GIVEN TASK
List each line in which the string "this" appears.

==============================

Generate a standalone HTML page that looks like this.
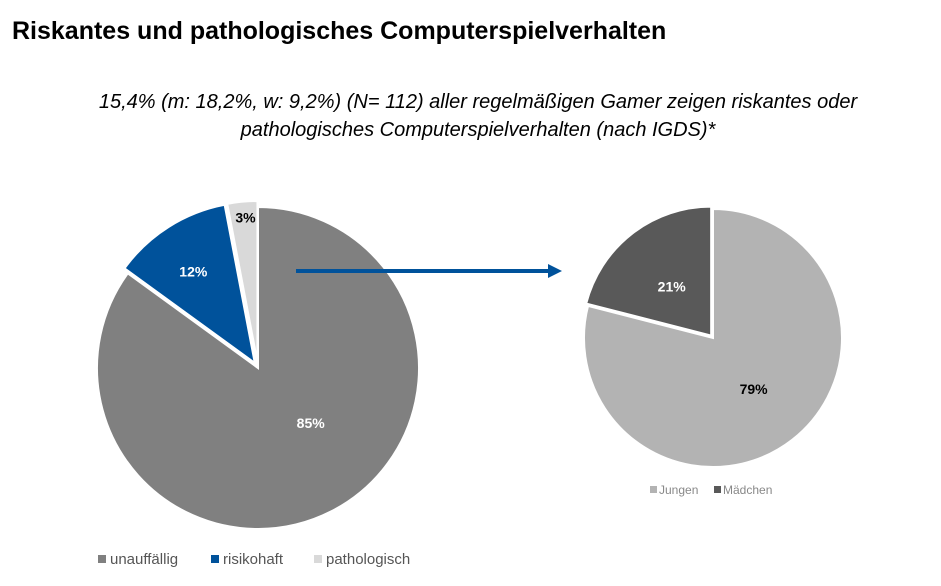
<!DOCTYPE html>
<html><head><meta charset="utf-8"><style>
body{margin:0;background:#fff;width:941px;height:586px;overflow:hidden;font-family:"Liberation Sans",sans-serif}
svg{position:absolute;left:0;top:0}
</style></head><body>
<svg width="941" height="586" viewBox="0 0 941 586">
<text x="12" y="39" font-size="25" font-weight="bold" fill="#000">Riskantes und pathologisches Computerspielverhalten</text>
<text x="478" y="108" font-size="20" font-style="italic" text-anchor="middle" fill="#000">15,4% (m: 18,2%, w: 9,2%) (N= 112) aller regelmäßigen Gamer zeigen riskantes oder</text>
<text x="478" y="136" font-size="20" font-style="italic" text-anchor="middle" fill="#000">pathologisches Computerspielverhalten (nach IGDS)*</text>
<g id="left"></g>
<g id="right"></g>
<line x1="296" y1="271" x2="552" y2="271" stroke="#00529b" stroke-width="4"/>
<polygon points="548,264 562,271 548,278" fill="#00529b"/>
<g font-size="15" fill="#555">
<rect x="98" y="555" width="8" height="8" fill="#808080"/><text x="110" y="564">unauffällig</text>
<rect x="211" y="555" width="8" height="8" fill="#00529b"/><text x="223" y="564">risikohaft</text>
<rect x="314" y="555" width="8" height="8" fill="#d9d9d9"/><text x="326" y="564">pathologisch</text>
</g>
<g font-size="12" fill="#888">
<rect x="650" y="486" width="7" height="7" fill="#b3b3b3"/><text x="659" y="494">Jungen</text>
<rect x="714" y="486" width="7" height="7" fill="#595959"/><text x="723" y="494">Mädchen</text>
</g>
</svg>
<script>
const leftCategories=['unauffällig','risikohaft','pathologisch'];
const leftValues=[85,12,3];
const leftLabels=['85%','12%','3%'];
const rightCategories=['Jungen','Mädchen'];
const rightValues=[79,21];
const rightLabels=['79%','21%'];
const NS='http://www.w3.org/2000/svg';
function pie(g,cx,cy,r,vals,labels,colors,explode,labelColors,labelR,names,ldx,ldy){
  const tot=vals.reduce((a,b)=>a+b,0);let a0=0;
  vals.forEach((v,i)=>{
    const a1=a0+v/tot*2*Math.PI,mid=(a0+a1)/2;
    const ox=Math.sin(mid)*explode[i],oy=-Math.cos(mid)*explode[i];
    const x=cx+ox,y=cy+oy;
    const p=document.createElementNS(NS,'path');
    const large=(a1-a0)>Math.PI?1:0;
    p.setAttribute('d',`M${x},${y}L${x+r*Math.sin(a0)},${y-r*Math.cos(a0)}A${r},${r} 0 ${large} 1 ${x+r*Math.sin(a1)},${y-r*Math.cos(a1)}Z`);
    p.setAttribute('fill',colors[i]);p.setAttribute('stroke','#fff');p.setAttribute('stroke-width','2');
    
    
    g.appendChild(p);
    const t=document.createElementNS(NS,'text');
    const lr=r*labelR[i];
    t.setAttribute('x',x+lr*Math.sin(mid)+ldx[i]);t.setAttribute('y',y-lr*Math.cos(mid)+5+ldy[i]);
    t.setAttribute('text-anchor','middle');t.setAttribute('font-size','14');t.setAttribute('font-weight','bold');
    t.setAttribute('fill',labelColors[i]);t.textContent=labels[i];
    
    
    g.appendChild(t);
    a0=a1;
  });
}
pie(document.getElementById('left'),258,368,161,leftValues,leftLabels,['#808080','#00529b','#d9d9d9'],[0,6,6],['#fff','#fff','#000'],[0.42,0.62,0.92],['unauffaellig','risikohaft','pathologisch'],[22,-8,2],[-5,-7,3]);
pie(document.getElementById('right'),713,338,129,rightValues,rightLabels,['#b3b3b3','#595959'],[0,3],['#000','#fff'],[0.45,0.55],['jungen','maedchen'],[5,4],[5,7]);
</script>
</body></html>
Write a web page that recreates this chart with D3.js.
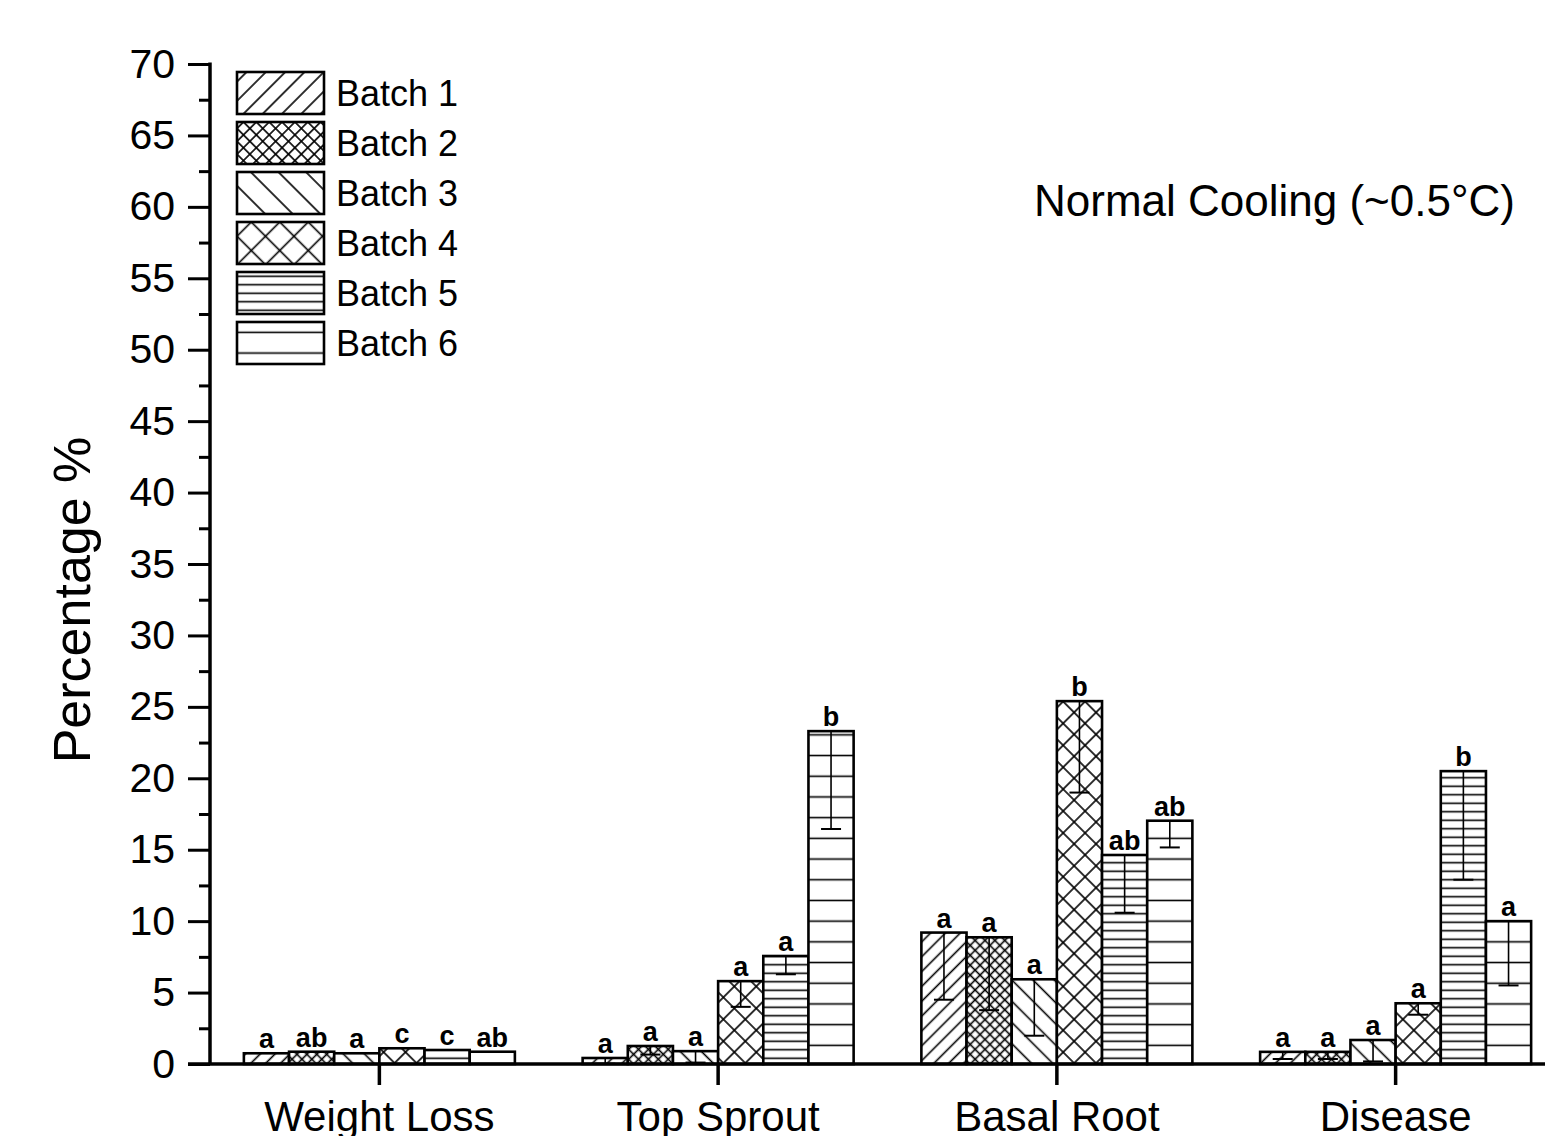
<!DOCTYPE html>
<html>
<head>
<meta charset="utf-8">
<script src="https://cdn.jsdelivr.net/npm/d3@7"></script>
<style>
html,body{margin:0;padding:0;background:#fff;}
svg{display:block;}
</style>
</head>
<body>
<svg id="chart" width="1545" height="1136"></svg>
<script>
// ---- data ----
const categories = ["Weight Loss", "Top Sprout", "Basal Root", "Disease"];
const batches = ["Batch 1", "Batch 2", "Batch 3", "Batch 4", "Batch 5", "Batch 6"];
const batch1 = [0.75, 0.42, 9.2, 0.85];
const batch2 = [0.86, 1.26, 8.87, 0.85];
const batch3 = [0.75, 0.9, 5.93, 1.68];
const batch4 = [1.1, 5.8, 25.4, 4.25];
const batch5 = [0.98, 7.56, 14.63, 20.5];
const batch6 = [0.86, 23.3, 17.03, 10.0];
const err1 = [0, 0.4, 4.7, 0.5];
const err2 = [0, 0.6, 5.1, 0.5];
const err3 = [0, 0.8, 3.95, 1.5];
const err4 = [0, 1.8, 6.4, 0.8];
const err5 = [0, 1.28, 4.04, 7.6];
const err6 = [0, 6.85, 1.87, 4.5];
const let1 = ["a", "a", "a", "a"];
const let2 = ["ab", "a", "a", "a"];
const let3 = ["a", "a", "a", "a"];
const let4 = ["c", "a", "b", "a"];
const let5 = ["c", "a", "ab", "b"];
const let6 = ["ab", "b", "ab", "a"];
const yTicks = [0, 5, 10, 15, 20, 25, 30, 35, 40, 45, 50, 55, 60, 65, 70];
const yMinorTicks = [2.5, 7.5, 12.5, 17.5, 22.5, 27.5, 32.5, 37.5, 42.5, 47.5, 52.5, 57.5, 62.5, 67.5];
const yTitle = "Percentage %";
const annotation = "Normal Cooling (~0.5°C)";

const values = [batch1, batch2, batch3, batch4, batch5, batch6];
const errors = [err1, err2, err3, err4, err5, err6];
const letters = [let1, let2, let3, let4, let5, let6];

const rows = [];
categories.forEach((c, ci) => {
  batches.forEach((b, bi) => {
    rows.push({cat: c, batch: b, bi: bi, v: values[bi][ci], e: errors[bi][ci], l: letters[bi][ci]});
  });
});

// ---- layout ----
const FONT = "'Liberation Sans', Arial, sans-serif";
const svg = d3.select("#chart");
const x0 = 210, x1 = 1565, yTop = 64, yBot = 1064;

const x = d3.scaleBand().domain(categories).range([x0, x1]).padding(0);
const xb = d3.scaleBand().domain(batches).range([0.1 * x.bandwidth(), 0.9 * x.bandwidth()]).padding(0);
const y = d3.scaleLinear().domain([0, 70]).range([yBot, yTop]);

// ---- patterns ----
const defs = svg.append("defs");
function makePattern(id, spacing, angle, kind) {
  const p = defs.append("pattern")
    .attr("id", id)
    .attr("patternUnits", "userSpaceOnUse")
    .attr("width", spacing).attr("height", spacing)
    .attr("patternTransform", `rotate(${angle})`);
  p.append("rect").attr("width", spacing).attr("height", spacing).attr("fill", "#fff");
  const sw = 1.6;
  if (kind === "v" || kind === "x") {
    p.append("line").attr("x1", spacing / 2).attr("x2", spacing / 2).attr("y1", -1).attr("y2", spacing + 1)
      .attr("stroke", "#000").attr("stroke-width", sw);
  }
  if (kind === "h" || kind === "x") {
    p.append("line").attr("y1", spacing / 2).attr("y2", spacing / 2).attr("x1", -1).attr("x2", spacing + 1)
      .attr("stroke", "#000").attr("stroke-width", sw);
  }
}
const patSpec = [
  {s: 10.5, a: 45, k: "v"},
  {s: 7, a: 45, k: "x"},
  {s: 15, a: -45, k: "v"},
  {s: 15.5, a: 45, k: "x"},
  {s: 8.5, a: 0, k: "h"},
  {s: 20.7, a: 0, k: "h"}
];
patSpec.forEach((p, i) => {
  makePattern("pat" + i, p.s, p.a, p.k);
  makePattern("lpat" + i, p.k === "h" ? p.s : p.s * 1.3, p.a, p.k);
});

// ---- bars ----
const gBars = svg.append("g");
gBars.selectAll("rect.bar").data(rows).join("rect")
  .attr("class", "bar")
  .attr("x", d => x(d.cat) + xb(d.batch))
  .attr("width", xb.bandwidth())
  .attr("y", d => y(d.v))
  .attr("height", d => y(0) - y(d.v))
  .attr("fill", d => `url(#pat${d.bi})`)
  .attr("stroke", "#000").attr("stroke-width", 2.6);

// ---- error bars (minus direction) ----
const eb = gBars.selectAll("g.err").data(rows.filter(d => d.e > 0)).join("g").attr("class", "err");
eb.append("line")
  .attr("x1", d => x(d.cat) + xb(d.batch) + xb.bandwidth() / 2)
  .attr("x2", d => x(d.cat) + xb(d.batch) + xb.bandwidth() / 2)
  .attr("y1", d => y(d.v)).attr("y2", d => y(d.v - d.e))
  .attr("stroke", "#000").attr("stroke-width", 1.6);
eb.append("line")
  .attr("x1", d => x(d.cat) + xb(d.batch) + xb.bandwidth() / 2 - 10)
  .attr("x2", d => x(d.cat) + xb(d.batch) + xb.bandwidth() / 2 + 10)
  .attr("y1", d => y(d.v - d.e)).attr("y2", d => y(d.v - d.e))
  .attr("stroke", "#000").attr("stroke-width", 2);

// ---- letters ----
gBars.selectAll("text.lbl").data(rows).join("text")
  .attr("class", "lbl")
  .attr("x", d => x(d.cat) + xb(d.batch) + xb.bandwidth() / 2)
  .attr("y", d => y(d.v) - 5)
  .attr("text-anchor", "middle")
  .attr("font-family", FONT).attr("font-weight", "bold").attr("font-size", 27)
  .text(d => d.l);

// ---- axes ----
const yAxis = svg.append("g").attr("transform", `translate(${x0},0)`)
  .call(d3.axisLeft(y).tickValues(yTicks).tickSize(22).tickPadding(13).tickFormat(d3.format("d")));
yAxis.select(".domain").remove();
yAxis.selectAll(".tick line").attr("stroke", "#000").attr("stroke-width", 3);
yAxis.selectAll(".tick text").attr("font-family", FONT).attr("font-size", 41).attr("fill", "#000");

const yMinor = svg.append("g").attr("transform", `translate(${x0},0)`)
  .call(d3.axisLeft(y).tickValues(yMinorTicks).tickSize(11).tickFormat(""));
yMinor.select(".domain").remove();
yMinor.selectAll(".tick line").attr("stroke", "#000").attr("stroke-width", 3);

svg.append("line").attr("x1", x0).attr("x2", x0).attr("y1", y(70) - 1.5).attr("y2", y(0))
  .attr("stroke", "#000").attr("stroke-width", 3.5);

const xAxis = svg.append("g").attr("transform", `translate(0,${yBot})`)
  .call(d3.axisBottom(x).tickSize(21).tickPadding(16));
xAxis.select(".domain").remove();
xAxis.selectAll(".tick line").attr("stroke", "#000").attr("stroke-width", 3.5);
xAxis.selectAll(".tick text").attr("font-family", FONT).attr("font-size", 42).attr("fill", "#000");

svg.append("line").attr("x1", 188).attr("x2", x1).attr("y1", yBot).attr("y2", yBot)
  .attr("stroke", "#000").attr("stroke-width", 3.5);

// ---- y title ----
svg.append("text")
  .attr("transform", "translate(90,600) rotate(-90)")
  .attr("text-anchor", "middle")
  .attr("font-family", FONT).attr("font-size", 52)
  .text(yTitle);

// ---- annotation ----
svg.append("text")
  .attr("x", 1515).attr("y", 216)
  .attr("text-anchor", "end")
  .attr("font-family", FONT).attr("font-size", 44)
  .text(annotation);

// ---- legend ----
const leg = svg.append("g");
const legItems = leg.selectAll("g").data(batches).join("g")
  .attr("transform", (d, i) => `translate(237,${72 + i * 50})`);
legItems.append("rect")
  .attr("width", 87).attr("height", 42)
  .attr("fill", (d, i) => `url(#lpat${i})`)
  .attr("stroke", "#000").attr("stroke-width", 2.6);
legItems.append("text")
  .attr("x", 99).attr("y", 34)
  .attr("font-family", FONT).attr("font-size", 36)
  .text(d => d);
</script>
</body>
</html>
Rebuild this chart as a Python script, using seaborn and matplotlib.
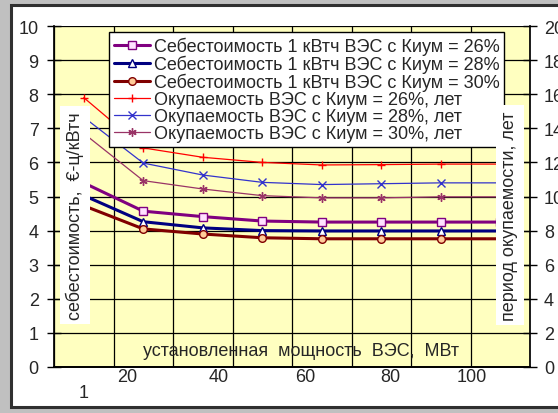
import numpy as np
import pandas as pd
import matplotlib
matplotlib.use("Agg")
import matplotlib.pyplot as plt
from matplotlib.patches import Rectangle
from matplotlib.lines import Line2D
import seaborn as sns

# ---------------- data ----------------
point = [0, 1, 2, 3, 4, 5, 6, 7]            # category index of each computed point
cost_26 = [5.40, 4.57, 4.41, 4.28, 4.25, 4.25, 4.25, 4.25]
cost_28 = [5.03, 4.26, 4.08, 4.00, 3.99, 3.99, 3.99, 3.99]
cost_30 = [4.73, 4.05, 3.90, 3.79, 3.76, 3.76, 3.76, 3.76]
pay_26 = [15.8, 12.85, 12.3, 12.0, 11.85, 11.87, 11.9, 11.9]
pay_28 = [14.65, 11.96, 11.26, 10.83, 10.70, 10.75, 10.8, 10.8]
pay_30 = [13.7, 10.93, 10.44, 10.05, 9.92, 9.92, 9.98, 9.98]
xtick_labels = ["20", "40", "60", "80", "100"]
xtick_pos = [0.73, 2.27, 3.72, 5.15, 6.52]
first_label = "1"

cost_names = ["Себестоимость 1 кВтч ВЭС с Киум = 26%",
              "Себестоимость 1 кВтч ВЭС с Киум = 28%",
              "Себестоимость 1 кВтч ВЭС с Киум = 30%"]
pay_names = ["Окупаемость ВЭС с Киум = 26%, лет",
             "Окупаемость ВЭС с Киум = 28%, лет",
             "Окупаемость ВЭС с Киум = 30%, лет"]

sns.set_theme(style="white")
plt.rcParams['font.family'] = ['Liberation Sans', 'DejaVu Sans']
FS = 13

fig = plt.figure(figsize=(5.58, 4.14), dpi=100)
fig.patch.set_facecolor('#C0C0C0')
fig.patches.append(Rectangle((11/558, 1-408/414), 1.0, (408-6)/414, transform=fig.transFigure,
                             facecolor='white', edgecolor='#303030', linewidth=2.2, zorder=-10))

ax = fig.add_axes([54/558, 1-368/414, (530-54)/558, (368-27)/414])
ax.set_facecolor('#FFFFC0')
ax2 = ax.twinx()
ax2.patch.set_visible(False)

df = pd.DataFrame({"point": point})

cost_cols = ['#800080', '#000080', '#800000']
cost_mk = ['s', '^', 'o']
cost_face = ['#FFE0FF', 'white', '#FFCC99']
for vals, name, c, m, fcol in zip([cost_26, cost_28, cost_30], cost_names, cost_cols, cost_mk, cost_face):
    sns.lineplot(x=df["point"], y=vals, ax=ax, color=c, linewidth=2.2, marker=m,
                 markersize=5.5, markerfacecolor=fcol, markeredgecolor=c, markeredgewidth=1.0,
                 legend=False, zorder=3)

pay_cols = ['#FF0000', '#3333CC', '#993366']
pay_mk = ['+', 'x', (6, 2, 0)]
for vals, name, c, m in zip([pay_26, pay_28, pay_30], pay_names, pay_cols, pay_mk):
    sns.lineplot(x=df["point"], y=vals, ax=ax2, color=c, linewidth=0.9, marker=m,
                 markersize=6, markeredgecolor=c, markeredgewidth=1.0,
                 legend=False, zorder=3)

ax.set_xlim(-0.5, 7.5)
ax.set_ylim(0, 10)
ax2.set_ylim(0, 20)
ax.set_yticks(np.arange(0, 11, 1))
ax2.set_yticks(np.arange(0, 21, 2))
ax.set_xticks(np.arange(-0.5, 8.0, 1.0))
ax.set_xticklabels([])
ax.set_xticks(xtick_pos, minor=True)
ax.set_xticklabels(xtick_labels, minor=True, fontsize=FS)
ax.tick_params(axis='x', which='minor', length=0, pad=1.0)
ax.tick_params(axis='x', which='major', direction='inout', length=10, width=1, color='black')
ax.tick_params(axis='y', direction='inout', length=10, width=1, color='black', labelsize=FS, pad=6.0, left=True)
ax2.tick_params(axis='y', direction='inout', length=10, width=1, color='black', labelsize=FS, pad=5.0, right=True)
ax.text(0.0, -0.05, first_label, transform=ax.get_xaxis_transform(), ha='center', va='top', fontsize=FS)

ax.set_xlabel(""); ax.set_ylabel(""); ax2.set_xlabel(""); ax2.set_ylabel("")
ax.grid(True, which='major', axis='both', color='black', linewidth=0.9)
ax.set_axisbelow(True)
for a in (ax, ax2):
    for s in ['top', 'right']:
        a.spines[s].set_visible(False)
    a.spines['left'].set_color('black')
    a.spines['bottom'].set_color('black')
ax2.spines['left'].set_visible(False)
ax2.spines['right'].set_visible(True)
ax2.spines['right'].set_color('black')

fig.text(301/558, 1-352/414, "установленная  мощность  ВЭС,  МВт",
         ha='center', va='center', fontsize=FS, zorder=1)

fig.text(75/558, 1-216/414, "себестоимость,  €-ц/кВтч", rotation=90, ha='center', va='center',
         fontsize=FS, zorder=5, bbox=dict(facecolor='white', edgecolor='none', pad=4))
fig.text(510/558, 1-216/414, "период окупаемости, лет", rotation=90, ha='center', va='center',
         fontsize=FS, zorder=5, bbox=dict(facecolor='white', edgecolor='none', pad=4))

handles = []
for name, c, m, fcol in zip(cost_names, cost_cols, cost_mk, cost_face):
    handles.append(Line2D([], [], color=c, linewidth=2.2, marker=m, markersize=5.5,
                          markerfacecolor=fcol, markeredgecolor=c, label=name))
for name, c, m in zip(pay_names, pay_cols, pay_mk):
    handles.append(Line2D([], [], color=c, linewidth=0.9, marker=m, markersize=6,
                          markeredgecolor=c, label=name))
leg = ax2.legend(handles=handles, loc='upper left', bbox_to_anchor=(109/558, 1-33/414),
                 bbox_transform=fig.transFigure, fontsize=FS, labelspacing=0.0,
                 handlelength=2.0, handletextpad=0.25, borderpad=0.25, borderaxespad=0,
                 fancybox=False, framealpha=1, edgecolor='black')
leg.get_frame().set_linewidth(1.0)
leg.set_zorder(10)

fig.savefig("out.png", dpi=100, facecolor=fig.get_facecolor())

==============================

TASK RESPONSE
Generate a standalone HTML page that looks like this.
Write a web page that recreates this chart with D3.js.
Rebuild this chart as a Python script, using seaborn and matplotlib.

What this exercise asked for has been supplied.